ATI SDK

ATI Product Information

Support for Alternate OS's

Hardware partners

Software partners

RenderMonkey

Drivers


 
 

Highlights


GPU MeshMapper (V1.0)

GPU PerfStudio (V1.2)

Samples: CrossFire Detect (update)

Samples: PostTonemapResolve

The Compressonator (version 1.41)

GPU Shader Analyzer (V1.4)

RenderMonkey™
(version 1.81) (New)


ATI Compress (version 1.6)

AMD Tootle 2.0 (New)

AMD OpenGL ES 2.0 Emulator (V1.1) (New)

HLSL2GLSL (V0.9)

AMD at GDC 2007

ATI SDK


 
 
ATI Developer - Source Code
 
Hardware image processing using ARB_fragment_program

This app is a more complex sample that shows how fragment programs can be used in combination with render to texture and high precision image formats to accomplish image processing on a graphics processor.

The files marked in the project as part of HAIL (Hw Accelerated Image Lib)
perform many common image processing algorithms. These include arbitrary size convolutions, bicubic scaling filters, and fourier transforms. A brief description of each of these follows.


 

Convolution

The arbitrary size convolutions are implemented for both separable and inseparable filters.

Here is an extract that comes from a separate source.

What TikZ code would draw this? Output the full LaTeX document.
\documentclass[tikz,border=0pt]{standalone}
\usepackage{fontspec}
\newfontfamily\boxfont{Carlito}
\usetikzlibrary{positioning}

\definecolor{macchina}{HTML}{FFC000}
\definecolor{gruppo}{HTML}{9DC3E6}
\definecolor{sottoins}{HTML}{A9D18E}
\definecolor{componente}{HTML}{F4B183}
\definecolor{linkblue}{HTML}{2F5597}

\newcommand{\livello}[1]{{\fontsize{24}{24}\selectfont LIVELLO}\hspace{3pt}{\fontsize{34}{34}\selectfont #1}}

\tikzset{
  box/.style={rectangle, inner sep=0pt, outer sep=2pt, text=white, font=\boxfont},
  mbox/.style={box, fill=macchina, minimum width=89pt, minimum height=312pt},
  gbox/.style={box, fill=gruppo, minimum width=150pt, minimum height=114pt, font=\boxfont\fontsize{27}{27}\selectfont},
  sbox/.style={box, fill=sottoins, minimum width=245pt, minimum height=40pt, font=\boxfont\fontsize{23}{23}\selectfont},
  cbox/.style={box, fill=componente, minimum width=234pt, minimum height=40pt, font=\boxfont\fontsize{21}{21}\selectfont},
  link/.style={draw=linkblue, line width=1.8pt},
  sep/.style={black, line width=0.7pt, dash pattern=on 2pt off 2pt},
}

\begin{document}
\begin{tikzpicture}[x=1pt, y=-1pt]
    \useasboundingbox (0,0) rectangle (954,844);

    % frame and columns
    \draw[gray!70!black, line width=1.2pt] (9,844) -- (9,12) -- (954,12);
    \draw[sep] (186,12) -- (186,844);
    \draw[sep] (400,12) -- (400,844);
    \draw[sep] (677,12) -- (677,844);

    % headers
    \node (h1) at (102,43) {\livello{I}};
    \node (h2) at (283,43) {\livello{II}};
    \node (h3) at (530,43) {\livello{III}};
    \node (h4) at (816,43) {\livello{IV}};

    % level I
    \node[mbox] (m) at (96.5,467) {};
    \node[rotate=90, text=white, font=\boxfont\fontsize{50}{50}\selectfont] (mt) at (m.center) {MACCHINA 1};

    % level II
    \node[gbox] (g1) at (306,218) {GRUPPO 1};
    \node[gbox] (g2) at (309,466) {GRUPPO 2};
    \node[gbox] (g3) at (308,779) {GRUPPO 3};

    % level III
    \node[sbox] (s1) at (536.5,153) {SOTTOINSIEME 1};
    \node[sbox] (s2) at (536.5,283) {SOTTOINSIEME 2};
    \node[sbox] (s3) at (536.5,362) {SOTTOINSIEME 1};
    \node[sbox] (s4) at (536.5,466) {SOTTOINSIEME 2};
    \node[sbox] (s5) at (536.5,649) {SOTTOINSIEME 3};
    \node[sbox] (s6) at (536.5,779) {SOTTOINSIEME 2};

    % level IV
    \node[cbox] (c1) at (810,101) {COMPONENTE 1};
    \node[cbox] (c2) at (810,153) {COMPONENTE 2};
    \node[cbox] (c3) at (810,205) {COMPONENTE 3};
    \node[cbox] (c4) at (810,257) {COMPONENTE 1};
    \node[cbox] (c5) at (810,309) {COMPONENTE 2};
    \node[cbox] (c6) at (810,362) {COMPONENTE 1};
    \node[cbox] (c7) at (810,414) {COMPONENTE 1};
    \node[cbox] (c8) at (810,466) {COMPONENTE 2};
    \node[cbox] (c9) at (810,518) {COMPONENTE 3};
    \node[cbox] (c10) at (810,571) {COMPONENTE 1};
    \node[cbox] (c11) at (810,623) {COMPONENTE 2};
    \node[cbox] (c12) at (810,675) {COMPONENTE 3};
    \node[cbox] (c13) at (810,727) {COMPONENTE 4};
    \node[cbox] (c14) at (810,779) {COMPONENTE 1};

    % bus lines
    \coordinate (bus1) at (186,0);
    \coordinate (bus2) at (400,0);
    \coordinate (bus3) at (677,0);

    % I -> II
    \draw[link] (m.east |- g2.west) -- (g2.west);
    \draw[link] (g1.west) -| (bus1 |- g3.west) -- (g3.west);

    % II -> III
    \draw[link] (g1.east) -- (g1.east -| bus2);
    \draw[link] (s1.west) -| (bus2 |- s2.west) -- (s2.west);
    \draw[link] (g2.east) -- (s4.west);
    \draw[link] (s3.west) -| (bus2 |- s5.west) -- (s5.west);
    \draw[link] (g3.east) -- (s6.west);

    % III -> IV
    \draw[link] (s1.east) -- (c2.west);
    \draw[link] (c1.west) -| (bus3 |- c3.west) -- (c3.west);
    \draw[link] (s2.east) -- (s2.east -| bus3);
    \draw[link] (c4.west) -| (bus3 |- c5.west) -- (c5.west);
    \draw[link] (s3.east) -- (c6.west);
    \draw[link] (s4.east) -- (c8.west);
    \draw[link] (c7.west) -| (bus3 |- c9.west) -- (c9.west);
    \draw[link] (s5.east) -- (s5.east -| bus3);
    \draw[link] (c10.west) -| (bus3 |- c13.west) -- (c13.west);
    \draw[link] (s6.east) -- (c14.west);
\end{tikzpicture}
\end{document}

They both work by creating a temporary floating point buffer whenever the convolution has too many terms, and accumulating the results into a temporary buffer. Each pass adds sums its terms, plus the results from the last pass. For separable convolutions, the convolution is done in two steps. First a horizontal 1D and then a vertical 1D.

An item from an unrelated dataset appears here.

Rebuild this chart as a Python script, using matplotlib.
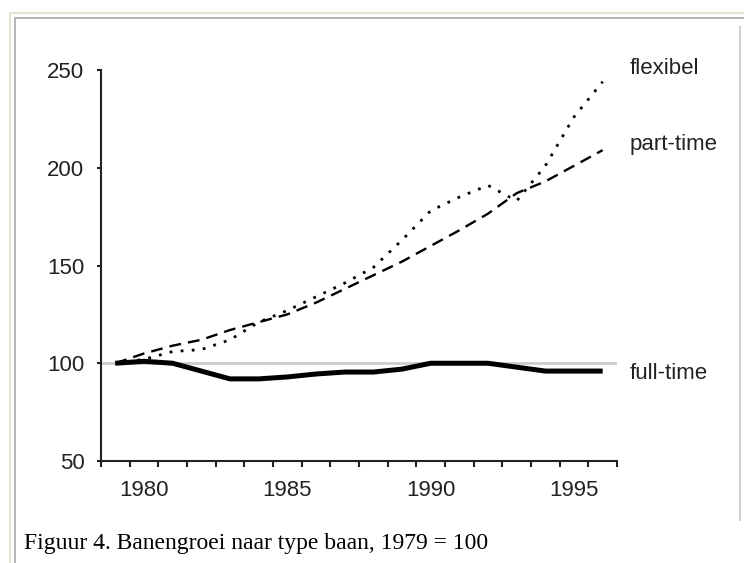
import numpy as np
import matplotlib
matplotlib.use('Agg')
import matplotlib.pyplot as plt
from matplotlib.lines import Line2D
from matplotlib.ticker import MultipleLocator, FixedLocator

matplotlib.rcParams['font.family'] = 'Liberation Sans'

years = list(range(1979, 1997))
full_time = [100, 101, 100, 96, 92, 92, 93, 94.5, 95.5, 95.5, 97, 100, 100, 100, 98, 96, 96, 96]
part_time = [100, 105, 109, 112, 117, 121, 125, 131, 138, 145, 152, 160, 168, 176.5, 187, 193, 201, 209]
flexibel = [100, 102, 106, 107, 112, 121, 127, 134, 141, 149, 163, 178, 185, 191, 183, 201, 226, 244]
series_labels = ['flexibel', 'part-time', 'full-time']
year_labels = [1980, 1985, 1990, 1995]
y_ticks = [50, 100, 150, 200, 250]
caption = 'Figuur 4. Banengroei naar type baan, 1979 = 100'

W, H = 744, 563
fig = plt.figure(figsize=(W / 100, H / 100), dpi=100)
fig.patch.set_facecolor('white')

# frame lines round the picture
for xs, ys, col, lw in [
	((10, 10, 744), (563, 13, 13), '#e6e2d4', 1.5),
	((15, 15, 744), (563, 18, 18), '#a8a8a8', 1.2),
	((740, 740), (27, 520), '#d0d0d0', 1.5),
]:
	fx = [x / W for x in xs]
	fy = [1 - y / H for y in ys]
	fig.add_artist(Line2D(fx, fy, color=col, lw=lw, transform=fig.transFigure))

ax = fig.add_axes([101 / W, 1 - 461 / H, (617 - 101) / W, (461 - 70) / H])

ax.axhline(100, color='#cccccc', lw=2, zorder=1)
ax.plot(years, flexibel, color='black', lw=2, linestyle=(0, (1, 3)), zorder=3)
ax.plot(years, part_time, color='black', lw=1.7, linestyle=(0, (5, 3)), zorder=3)
ax.plot(years, full_time, color='black', lw=3.6, solid_capstyle='butt', zorder=4)

ax.set_xlim(1978.5, 1996.5)
ax.set_ylim(50, 250)

ax.spines['top'].set_visible(False)
ax.spines['right'].set_visible(False)
ax.spines['left'].set_color('#222222')
ax.spines['bottom'].set_color('#222222')
ax.spines['left'].set_linewidth(1.5)
ax.spines['bottom'].set_linewidth(1.5)

ax.xaxis.set_major_locator(FixedLocator(year_labels))
ax.xaxis.set_minor_locator(MultipleLocator(1, offset=0.5))
ax.tick_params(axis='x', which='major', length=0, pad=14, labelsize=16, colors='#222222')
ax.tick_params(axis='x', which='minor', length=4, width=1.5, direction='out', color='#222222')

ax.set_yticks(y_ticks)
ax.tick_params(axis='y', which='major', length=3, width=1.5, direction='out', pad=9,
	labelsize=16, colors='#222222')

# series names at the right end
label_y = [251, 212, 95]
for name, yv in zip(series_labels, label_y):
	ax.text(1996.95, yv, name, fontsize=16, va='center', ha='left', color='#222222',
		clip_on=False)

fig.text(24 / W, 1 - 544 / H, caption, family='Liberation Serif', fontsize=17,
	va='center', ha='left', color='black')

fig.savefig('out.png', dpi=100)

Scaling filters (linear, cubic)

These are done by creating a texture that contains the coefficients for either bilinear of bicubic filtering. These are fetched and combined to produce the filter mask and all the elements inside the filter are fetched and combined with the mask.

FFT/IFFT

The FFT is an implementation of Cooley and Tukey's decimation in time algorithm. It works by performing an 1D FFT over the rows of the image, then performing a 1D FFT over the collumns of the result. Each of these FFT's consist of a scramble pass to rearrange the data and a set of butterfly passes to apply coefficients and sum elements. All passes use the result of the last pass as their input. The number of butterfly passes used is log2(dimension).

The scramble is implemented as a rather simple dependent texture read with a prescrambled texture providing the proper offsets to get the parts of the image.

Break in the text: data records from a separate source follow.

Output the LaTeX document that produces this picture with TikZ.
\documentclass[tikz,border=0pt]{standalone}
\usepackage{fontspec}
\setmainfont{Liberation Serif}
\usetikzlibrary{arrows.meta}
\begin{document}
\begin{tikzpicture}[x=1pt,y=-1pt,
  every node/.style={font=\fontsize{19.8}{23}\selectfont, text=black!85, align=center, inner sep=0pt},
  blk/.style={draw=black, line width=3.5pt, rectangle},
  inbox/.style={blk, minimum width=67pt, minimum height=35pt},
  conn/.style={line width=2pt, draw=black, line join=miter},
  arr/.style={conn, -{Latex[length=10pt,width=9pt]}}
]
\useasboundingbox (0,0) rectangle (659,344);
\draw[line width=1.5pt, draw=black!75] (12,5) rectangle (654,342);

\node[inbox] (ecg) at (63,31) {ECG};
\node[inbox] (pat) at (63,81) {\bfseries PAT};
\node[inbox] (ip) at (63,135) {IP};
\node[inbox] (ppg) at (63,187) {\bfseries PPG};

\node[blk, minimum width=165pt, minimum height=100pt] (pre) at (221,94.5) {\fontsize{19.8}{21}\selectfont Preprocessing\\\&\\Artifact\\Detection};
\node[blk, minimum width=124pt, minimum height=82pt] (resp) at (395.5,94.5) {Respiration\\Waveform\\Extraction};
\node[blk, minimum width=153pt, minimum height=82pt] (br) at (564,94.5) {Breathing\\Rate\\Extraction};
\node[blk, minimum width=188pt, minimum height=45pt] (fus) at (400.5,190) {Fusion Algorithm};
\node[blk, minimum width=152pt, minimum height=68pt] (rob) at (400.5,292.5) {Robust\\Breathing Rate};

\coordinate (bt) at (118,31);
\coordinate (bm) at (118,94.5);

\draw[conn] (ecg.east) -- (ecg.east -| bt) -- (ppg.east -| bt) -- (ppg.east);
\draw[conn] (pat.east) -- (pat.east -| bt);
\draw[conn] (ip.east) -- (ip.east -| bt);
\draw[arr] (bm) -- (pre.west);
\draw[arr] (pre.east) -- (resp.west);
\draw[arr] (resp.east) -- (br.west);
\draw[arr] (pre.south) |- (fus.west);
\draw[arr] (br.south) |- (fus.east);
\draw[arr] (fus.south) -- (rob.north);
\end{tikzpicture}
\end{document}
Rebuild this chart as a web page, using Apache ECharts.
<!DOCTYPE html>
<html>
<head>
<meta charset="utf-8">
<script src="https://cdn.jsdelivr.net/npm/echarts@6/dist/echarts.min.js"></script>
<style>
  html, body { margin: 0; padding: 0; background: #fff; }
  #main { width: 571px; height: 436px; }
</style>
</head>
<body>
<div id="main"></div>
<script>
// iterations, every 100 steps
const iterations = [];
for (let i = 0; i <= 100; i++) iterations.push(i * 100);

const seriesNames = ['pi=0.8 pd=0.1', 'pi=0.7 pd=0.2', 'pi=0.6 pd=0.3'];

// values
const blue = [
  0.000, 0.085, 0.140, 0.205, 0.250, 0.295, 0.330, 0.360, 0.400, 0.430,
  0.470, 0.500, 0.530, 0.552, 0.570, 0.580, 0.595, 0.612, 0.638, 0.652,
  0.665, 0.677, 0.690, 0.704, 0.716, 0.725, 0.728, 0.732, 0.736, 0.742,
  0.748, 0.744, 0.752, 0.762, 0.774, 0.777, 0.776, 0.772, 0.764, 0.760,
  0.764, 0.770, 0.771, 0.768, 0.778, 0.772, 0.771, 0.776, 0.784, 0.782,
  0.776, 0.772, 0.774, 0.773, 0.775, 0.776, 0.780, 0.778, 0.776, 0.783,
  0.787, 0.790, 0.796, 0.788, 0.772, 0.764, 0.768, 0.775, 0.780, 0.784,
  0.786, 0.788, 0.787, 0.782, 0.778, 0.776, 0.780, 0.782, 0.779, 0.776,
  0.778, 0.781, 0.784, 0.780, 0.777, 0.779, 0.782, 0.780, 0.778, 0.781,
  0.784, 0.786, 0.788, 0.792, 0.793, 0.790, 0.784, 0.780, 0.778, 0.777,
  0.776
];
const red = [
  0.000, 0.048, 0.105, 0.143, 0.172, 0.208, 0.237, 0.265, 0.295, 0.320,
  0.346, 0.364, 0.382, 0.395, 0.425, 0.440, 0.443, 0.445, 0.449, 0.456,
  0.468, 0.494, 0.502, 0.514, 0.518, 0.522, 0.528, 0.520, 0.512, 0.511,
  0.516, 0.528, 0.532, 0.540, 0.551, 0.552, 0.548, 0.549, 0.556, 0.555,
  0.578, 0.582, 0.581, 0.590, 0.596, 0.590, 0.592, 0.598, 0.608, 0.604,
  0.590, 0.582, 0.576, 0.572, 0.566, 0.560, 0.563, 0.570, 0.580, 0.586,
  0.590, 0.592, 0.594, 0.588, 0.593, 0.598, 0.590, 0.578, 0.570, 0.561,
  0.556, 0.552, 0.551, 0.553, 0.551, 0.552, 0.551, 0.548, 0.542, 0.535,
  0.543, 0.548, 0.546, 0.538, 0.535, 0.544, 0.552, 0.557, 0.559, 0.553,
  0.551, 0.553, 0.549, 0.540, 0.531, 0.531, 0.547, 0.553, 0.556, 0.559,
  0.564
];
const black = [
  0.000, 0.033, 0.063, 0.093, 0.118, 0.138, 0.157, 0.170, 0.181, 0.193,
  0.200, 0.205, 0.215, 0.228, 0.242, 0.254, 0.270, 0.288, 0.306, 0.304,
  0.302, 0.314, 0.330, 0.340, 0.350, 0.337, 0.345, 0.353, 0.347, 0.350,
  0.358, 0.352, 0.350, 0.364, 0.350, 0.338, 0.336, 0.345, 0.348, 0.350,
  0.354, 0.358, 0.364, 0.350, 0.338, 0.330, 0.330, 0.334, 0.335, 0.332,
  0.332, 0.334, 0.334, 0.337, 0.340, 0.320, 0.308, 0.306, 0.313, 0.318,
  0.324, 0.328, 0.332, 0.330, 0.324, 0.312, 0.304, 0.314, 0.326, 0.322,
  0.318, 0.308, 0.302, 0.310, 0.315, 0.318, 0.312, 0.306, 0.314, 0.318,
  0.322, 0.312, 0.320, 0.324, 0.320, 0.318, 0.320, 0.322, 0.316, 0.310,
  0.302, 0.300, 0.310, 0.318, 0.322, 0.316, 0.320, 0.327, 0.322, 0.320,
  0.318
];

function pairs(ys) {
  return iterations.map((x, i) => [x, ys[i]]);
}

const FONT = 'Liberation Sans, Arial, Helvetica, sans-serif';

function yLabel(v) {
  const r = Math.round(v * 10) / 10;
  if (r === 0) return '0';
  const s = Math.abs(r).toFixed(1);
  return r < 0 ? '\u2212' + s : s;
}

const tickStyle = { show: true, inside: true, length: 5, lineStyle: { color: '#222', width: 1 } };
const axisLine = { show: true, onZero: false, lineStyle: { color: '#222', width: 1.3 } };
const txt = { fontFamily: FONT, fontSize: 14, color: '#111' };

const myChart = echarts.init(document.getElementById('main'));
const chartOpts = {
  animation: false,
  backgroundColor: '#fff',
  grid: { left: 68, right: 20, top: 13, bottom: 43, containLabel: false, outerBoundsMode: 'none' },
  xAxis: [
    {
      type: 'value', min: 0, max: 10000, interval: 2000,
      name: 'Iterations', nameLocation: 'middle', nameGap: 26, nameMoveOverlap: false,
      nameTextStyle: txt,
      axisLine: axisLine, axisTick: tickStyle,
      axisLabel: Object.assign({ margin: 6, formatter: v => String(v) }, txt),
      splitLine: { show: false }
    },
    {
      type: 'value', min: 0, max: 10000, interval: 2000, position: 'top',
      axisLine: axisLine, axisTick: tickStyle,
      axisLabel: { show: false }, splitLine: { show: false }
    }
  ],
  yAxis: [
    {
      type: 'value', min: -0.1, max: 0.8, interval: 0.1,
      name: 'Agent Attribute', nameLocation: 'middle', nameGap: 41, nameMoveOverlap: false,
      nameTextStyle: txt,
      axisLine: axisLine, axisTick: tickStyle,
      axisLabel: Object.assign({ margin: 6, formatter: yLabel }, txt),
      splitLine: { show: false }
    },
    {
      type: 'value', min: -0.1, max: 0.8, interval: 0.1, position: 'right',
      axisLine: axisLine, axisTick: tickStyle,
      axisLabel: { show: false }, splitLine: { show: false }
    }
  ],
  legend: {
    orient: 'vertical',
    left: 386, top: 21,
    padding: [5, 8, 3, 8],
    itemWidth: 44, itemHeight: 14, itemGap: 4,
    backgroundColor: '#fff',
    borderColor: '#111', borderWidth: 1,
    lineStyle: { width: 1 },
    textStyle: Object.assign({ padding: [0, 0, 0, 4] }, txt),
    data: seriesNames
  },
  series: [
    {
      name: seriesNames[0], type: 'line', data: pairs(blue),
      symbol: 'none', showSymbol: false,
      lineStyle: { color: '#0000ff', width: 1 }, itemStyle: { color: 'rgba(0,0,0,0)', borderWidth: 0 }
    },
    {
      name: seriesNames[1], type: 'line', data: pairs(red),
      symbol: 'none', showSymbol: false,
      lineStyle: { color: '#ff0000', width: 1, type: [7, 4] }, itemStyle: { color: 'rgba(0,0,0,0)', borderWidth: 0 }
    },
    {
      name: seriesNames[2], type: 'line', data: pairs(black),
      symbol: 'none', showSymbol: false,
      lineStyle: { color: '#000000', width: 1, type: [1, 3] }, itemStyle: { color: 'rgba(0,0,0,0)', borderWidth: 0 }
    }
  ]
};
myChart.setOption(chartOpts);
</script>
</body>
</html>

The butterfly is just a set of complex multiplies and adds. The shader is drive by a texture containing offests along the row(collumn) of where to get the elements of the image and coefficients used to combine them. One trick it does use is that it stores a direction as a sign bit on one of the terms. This is done because the algorithm combines two elements in the source to produce two elements in the destination. The math to produce the two output elements only differs as an add vs a subtract. Since a GPU can't write to multiple destinations, it must perform the operation redundantly, and decide which version to output. This extra sign provides that information.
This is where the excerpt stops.